While officers do respond to these calls, Shipley said sometimes it takes hours to work through them, and police officers don’t really have the proper training to make sure people are getting the proper help they need.
That’s where the social worker comes in.
“With a trained social worker, they’re going to know a lot more of how and where to get resources and how to do it as efficiently as possible,” Shipley said. “When we have an officer that responds to a mental health crisis, they usually take them to the hospital and then it’s the hospital’s job to kind of discharge them and diagnose them with what they might be experiencing.”
Shipley said the social worker is able to work with people more and help them get on the right path.
Kirbie said the idea for the partnership came out of discussions with the Behavioral Health Leadership Team.
The team, which is made up of organizations like MHMR, local hospital administration, the sheriff’s office, and others, spends time looking at how to improve the behavioral health system in the area. THe group saw the need for a social worker to help the police department, since mental health concerns have come up as a major need.

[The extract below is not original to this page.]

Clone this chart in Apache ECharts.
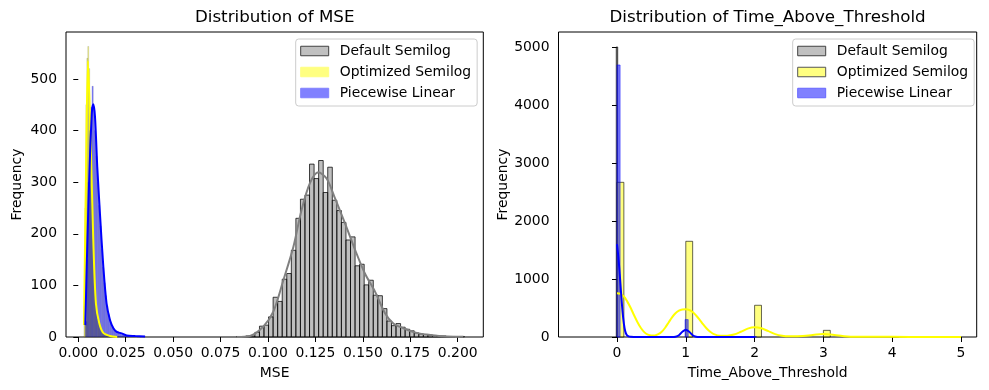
<!DOCTYPE html>
<html><head><meta charset="utf-8">
<script src="https://cdn.jsdelivr.net/npm/echarts@6/dist/echarts.min.js"></script>
<style>html,body{margin:0;padding:0;background:#fff}#c{width:989px;height:390px}</style>
</head><body><div id="c"></div><script>
// ---------- data ----------
const seriesNames = ['Default Semilog', 'Optimized Semilog', 'Piecewise Linear'];
const titles = ['Distribution of MSE', 'Distribution of Time_Above_Threshold'];
const xNames = ['MSE', 'Time_Above_Threshold'];
const mseXTicks = [0, 0.025, 0.05, 0.075, 0.1, 0.125, 0.15, 0.175, 0.2];
const mseYTicks = [0, 100, 200, 300, 400, 500];
const tatXTicks = [0, 1, 2, 3, 4, 5];
const tatYTicks = [0, 1000, 2000, 3000, 4000, 5000];

// MSE histograms: [first bin edge, bin width] and counts
const mseDefaultBins = [0.0835, 0.0024];
const mseDefaultCounts = [1,1,2,2,9,21,23,39,77,69,112,123,168,230,267,275,335,307,342,280,329,265,245,222,188,194,138,141,101,110,81,80,55,31,22,26,19,15,12,8,6,5,4,3,2,2,1,1,0,1];
const mseOptimizedBins = [0.003, 0.0005];
const mseOptimizedCounts = [60,250,450,540,563,520,430,340,260,190,130,90,65,45,35,27,21,15,11,8,6,5,4,3,3,2,2,1,1,1,1,0,1,0,1];
const msePiecewiseBins = [0.0037, 0.0007];
const msePiecewiseCounts = [30,150,300,400,445,486,440,400,350,300,255,215,170,135,105,80,60,45,35,27,20,16,14,12,11,9,7,5,4,3,3,2,2,1,2,1,1,1,0,1,0,1,0,0,1];

// MSE KDE curves [x, y]
const mseDefaultKde = [[0.0835,0],[0.0905,2],[0.0975,20],[0.1028,49],[0.1081,110],[0.1134,175],[0.1177,246],[0.1221,298],[0.1265,319],[0.1309,307],[0.1353,269],[0.1406,220],[0.1459,169],[0.1511,123],[0.1564,88],[0.1617,46],[0.1661,26],[0.1714,17],[0.1784,8],[0.1854,4],[0.1942,1],[0.2030,0.5]];
const mseOptimizedKde = [[0.0030,23],[0.0040,300],[0.0051,535],[0.0065,382],[0.0079,188],[0.0093,65],[0.0111,26],[0.0132,8],[0.0167,2],[0.0205,0]];
const msePiecewiseKde = [[0.0037,23],[0.0053,253],[0.0071,433],[0.0079,451],[0.0088,427],[0.0100,330],[0.0114,240],[0.0132,136],[0.0149,65],[0.0167,33],[0.0185,17],[0.0202,10],[0.0228,7],[0.0255,3],[0.0300,2],[0.0352,1]];

// Time_Above_Threshold histograms
const tatDefaultBins = [-0.01, 0.02];
const tatDefaultCounts = [5000];
const tatOptimizedBins = [0, 0.1];
const tatOptimizedCounts = [2667,0,0,0,0,0,0,0,0,0, 1650,0,0,0,0,0,0,0,0,0, 547,0,0,0,0,0,0,0,0,0, 115,0,0,0,0,0,0,0,0,0, 6,0,0,0,0,0,0,0,0,2];
const tatPiecewiseBins = [0, 0.045];
const tatPiecewiseCounts = [4690,0,0,0,0,0,0,0,0,0,0,0,0,0,0,0,0,0,0,0,0,0, 300,0,0,0,0,0,0,0,0,0,0,0,0,0,0,0,0,0,0,0,0,0,8];

// Time_Above_Threshold KDE curves
const tatOptimizedKde = [[0,753],[0.05,745],[0.1,700],[0.15,610],[0.2,500],[0.25,370],[0.3,250],[0.35,150],[0.4,80],[0.45,40],[0.5,28],[0.55,28],[0.6,48],[0.65,90],[0.7,160],[0.75,250],[0.8,340],[0.85,410],[0.9,455],[0.95,475],[1.0,478],[1.05,465],[1.1,430],[1.15,370],[1.2,300],[1.25,220],[1.3,150],[1.35,95],[1.4,55],[1.5,22],[1.6,22],[1.7,42],[1.8,90],[1.9,145],[2.0,168],[2.1,150],[2.2,100],[2.3,50],[2.4,22],[2.5,12],[2.7,16],[2.9,42],[3.0,50],[3.1,42],[3.3,15],[3.5,5],[4.0,3],[4.5,1],[5.0,1]];
const tatPiecewiseKde = [[0,1600],[0.02,1380],[0.04,1080],[0.06,750],[0.08,450],[0.1,230],[0.12,100],[0.14,40],[0.17,10],[0.2,3],[0.3,0],[0.8,0],[0.85,5],[0.9,30],[0.95,90],[1.0,125],[1.05,90],[1.1,30],[1.15,5],[1.2,0],[2.0,0]];

// ---------- styles ----------
const FONT = 'DejaVu Sans';
const C_GRAY = 'rgba(128,128,128,0.5)', C_YEL = 'rgba(255,255,0,0.5)', C_BLUE = 'rgba(0,0,255,0.5)';

function hist(name, axis, bins, counts, fill, stroke, lw) {
  const data = [];
  counts.forEach((c, i) => { if (c > 0) data.push([bins[0] + i * bins[1], bins[0] + (i + 1) * bins[1], c]); });
  return {
    type: 'custom', name, xAxisIndex: axis, yAxisIndex: axis, z: 2, silent: true,
    animation: false, data, encode: { x: [0, 1], y: 2 },
    renderItem(params, api) {
      const p0 = api.coord([api.value(0), api.value(2)]);
      const p1 = api.coord([api.value(1), 0]);
      return { type: 'rect', shape: { x: p0[0], y: p0[1], width: p1[0] - p0[0], height: p1[1] - p0[1] },
        style: { fill, stroke, lineWidth: lw } };
    }
  };
}
function kde(name, axis, pts, color) {
  return { type: 'line', name, xAxisIndex: axis, yAxisIndex: axis, z: 3, data: pts, showSymbol: false,
    smooth: 0.3, silent: true, animation: false, lineStyle: { color, width: 2 }, itemStyle: { color } };
}
const axisText = { fontFamily: FONT, fontSize: 13.9, color: '#000' };
function xAxis(i, min, max, ticks, fmt, name) {
  return { type: 'value', gridIndex: i, min, max, name, nameLocation: 'middle', nameGap: 29,
    nameTextStyle: axisText, splitLine: { show: false }, axisLine: { show: false },
    axisTick: { show: true, inside: false, length: 5, lineStyle: { color: '#000', width: 1 }, customValues: ticks },
    axisLabel: Object.assign({ margin: 9, customValues: ticks, formatter: fmt }, axisText) };
}
function yAxis(i, max, ticks, gap) {
  return { type: 'value', gridIndex: i, min: 0, max, name: 'Frequency', nameLocation: 'middle', nameGap: gap,
    nameTextStyle: axisText, splitLine: { show: false }, axisLine: { show: false },
    axisTick: { show: true, inside: false, length: 5, lineStyle: { color: '#000', width: 1 }, customValues: ticks },
    axisLabel: Object.assign({ margin: 9, customValues: ticks, formatter: v => String(Math.round(v)) }, axisText) };
}
function legend(left, yelEdge, blueEdge) {
  return { left, top: 39, orient: 'vertical', selectedMode: false, icon: 'rect',
    itemWidth: 28, itemHeight: 9.5, itemGap: 5, padding: [4, 6, 5, 4.5],
    backgroundColor: 'rgba(255,255,255,0.8)', borderColor: '#cccccc', borderWidth: 1, borderRadius: 3,
    textStyle: { fontFamily: FONT, fontSize: 13.9, color: '#000', lineHeight: 16, padding: [0, 0, 0, 6] },
    data: [
      { name: seriesNames[0], itemStyle: { color: '#c0c0c0', borderColor: '#404040', borderWidth: 1 } },
      { name: seriesNames[1], itemStyle: { color: '#ffff80', borderColor: yelEdge, borderWidth: 1 } },
      { name: seriesNames[2], itemStyle: { color: '#8080ff', borderColor: blueEdge, borderWidth: 1 } }
    ] };
}

const option = {
  backgroundColor: '#fff',
  animation: false,
  title: [
    { text: titles[0], left: 274.7, top: 9, textAlign: 'center', padding: 0, textStyle: { fontFamily: FONT, fontSize: 16.7, fontWeight: 'normal', color: '#000' } },
    { text: titles[1], left: 767.6, top: 9, textAlign: 'center', padding: 0, textStyle: { fontFamily: FONT, fontSize: 16.7, fontWeight: 'normal', color: '#000' } }
  ],
  grid: [
    { left: 66, top: 32, width: 417.3, height: 305, show: true, borderColor: '#000', borderWidth: 1, backgroundColor: 'transparent' },
    { left: 558.5, top: 32, width: 418.2, height: 305, show: true, borderColor: '#000', borderWidth: 1, backgroundColor: 'transparent' }
  ],
  xAxis: [
    xAxis(0, -0.00648, 0.2135, mseXTicks, v => v.toFixed(3), xNames[0]),
    xAxis(1, -0.85, 5.228, tatXTicks, v => String(Math.round(v)), xNames[1])
  ],
  yAxis: [ yAxis(0, 591, mseYTicks, 42), yAxis(1, 5259, tatYTicks, 47) ],
  legend: [ legend(295.7, '#ffff80', '#8080ff'), legend(792.7, '#555555', '#6666ff') ],
  series: [
    hist(seriesNames[0], 0, mseDefaultBins, mseDefaultCounts, C_GRAY, 'rgba(0,0,0,0.75)', 1),
    hist(seriesNames[1], 0, mseOptimizedBins, mseOptimizedCounts, C_YEL, 'rgba(0,0,0,0.35)', 0.4),
    hist(seriesNames[2], 0, msePiecewiseBins, msePiecewiseCounts, C_BLUE, 'rgba(0,0,0,0.25)', 0.4),
    kde('Default Semilog KDE', 0, mseDefaultKde, '#808080'),
    kde('Optimized Semilog KDE', 0, mseOptimizedKde, '#ffff00'),
    kde('Piecewise Linear KDE', 0, msePiecewiseKde, '#0000ff'),
    hist(seriesNames[0], 1, tatDefaultBins, tatDefaultCounts, C_GRAY, 'rgba(0,0,0,0.75)', 1),
    hist(seriesNames[1], 1, tatOptimizedBins, tatOptimizedCounts, C_YEL, 'rgba(0,0,0,0.6)', 1),
    hist(seriesNames[2], 1, tatPiecewiseBins, tatPiecewiseCounts, C_BLUE, 'rgba(0,0,255,0.5)', 1),
    kde('Optimized Semilog KDE ', 1, tatOptimizedKde, '#ffff00'),
    kde('Piecewise Linear KDE ', 1, tatPiecewiseKde, '#0000ff')
  ]
};
echarts.init(document.getElementById('c'), null, { renderer: 'canvas' }).setOption(option);
</script></body></html>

The social worker will partner with the CCAST to work with the 25-30 people the unit is helping on a regular basis.
“They’ve been mentoring these folks and they’re not case managers, they’re not social workers, they’re police officers with really good hearts, to help people,” Kirbie said. “But really finding themselves, you know, in a role that doesn’t really fit what they were trained to do.”

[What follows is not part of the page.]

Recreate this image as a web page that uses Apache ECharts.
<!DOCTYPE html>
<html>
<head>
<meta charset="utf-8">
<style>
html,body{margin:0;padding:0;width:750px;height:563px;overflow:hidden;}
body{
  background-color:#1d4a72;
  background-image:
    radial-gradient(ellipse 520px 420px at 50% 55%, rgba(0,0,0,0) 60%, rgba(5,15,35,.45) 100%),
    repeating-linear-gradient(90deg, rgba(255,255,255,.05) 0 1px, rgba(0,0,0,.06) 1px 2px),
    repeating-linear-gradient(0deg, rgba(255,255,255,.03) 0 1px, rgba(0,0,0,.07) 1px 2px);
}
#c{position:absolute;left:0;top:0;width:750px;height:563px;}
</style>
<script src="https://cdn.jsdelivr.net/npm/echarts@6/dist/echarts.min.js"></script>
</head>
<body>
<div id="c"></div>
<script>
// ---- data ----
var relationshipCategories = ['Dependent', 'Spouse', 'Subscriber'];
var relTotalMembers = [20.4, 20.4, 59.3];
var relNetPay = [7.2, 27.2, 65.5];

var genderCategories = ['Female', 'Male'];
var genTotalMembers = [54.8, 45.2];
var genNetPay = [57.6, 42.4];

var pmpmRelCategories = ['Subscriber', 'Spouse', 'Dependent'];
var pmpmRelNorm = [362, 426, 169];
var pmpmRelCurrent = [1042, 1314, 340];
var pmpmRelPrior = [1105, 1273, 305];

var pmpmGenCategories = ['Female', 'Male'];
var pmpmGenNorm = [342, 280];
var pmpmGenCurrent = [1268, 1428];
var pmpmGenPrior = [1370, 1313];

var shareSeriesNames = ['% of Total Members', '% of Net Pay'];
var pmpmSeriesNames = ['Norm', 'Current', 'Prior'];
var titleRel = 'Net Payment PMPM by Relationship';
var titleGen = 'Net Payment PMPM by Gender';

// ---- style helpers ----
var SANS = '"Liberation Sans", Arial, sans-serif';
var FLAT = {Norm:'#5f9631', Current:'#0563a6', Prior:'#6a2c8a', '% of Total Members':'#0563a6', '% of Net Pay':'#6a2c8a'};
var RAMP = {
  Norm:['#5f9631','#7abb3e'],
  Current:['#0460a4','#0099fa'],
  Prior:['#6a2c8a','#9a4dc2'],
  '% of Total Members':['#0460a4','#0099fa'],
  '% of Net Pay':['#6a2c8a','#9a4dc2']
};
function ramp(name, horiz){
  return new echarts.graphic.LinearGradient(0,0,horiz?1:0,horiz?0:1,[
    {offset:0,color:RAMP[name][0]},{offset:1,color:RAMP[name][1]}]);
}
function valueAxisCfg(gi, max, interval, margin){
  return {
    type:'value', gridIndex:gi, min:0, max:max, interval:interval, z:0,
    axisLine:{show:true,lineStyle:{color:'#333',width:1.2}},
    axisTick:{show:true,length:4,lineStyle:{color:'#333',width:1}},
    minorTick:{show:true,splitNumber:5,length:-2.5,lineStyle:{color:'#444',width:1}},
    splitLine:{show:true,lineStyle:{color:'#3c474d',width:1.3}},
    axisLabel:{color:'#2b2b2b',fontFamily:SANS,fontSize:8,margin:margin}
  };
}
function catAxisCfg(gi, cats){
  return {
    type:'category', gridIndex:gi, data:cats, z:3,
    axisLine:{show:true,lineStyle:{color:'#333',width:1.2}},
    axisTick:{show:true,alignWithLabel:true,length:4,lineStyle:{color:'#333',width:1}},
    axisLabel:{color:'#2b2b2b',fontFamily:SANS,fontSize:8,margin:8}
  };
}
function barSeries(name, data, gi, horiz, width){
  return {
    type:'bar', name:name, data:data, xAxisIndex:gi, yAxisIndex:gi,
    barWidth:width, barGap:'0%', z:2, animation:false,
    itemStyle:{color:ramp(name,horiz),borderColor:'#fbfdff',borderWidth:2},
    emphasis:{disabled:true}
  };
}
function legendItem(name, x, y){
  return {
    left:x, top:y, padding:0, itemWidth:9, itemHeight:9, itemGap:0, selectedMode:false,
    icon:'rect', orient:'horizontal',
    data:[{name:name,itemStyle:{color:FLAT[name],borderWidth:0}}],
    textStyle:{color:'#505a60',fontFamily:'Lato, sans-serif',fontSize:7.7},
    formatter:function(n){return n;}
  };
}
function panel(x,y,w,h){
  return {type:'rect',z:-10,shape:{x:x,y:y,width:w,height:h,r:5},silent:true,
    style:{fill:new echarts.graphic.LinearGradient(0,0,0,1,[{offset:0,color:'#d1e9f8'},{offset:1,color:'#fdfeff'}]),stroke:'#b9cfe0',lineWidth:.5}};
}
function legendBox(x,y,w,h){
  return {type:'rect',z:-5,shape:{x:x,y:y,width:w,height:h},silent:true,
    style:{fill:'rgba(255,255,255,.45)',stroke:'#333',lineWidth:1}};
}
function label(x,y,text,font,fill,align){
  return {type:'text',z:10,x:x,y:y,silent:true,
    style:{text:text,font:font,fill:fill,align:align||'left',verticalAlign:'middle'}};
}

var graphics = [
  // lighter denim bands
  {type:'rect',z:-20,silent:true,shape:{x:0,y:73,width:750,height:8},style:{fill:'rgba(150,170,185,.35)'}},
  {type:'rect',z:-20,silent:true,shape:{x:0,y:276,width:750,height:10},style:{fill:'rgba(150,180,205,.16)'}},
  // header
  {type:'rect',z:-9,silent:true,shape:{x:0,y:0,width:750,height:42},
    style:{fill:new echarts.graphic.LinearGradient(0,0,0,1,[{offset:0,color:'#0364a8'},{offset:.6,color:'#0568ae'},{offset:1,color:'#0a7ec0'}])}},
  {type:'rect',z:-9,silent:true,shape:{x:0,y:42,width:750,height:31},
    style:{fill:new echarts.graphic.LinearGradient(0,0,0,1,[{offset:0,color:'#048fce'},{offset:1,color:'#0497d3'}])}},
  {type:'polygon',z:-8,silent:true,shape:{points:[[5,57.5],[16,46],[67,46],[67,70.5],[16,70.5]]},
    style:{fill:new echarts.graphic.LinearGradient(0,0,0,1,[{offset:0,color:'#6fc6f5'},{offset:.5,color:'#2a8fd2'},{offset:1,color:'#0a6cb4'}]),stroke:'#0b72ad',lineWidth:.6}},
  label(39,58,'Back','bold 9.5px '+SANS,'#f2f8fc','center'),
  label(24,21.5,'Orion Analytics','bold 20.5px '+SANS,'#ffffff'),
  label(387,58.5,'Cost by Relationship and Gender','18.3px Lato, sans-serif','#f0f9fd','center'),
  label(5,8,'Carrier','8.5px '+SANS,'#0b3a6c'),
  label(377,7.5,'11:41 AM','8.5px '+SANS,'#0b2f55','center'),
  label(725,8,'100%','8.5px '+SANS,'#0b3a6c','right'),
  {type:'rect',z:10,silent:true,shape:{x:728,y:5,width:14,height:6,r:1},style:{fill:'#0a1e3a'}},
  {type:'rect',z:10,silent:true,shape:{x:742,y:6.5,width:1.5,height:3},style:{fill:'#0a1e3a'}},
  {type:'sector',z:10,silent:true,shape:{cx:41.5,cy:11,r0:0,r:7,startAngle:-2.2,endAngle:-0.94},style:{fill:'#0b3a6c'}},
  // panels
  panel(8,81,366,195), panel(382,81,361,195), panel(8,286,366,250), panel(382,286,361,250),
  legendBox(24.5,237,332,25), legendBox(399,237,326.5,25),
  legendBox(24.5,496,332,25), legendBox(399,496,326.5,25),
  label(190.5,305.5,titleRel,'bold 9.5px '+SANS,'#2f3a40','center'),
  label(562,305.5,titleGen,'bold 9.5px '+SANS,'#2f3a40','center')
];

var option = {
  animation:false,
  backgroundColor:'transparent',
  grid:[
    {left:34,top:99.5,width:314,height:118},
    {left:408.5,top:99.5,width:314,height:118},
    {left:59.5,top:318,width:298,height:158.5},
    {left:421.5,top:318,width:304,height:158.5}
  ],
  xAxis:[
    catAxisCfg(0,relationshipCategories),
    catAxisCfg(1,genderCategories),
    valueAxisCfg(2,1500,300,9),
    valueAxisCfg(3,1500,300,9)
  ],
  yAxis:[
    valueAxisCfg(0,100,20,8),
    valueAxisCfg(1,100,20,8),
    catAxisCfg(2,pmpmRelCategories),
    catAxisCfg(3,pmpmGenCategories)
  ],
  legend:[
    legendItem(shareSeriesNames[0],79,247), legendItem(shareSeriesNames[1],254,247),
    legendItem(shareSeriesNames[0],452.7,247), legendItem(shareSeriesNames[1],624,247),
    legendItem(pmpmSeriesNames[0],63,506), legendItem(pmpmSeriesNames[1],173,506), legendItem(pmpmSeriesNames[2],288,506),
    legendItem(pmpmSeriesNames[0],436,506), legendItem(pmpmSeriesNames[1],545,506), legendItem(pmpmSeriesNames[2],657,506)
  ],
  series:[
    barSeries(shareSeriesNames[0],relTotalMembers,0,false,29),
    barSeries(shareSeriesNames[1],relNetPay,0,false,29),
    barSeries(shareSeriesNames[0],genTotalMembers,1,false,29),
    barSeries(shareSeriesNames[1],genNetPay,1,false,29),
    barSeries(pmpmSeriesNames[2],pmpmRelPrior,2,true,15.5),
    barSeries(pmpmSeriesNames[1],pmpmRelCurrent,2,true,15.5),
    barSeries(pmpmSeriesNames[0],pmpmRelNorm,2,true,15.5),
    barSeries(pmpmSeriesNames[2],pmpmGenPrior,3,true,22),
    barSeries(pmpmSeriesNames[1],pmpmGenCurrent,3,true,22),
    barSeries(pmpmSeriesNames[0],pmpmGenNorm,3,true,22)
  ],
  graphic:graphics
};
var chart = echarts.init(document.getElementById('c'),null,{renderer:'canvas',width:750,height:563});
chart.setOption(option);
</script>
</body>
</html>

Kirbie said it was a “perfect marriage” for the social worker to join the CCAST unit. The social worker will help with assessments, connect people with resources, and take a look at frequent emergency detention orders to see how they can offer help.
The social worker may also go out into the community with police officers to meet with people and provide support.
“The idea is if we can get in and support these folks, they’re going to have less mental health crises, they’re going to be overall physically and mentally better or more equipped,” Kirbie said.
Kirbie hopes if the social worker can connect with people in need, then it will improve the quality of life for people.
“We’re going to see a reduction in those incidents at the community, reduction in people that need to be hospitalized for psychiatric purposes, because their overall quality of life is improving,” Kirbie said. “We are interacting, are intervening with them, offering them a relationship, and offering them the ability to connect to the help that they need.”
Kirbie said when the police department gets a mental health call, there is a chain reaction. It can take the police department several hours to work through a call, then it can impact the hospital and beyond. Kirbie said if the situation isn’t handled correctly, it can become stressful and stress resources more than necessary.
Both Kirbie and Shipley said the partnership is important.
“With this social worker, we’re hoping to gain a bit of more of a relationship with the community, hoping to gain trust in the community and in a sense, help us all along the way.” Shipley said.
Kirbie hopes this partnership is just the beginning of what can become something that has a broader impact on the community.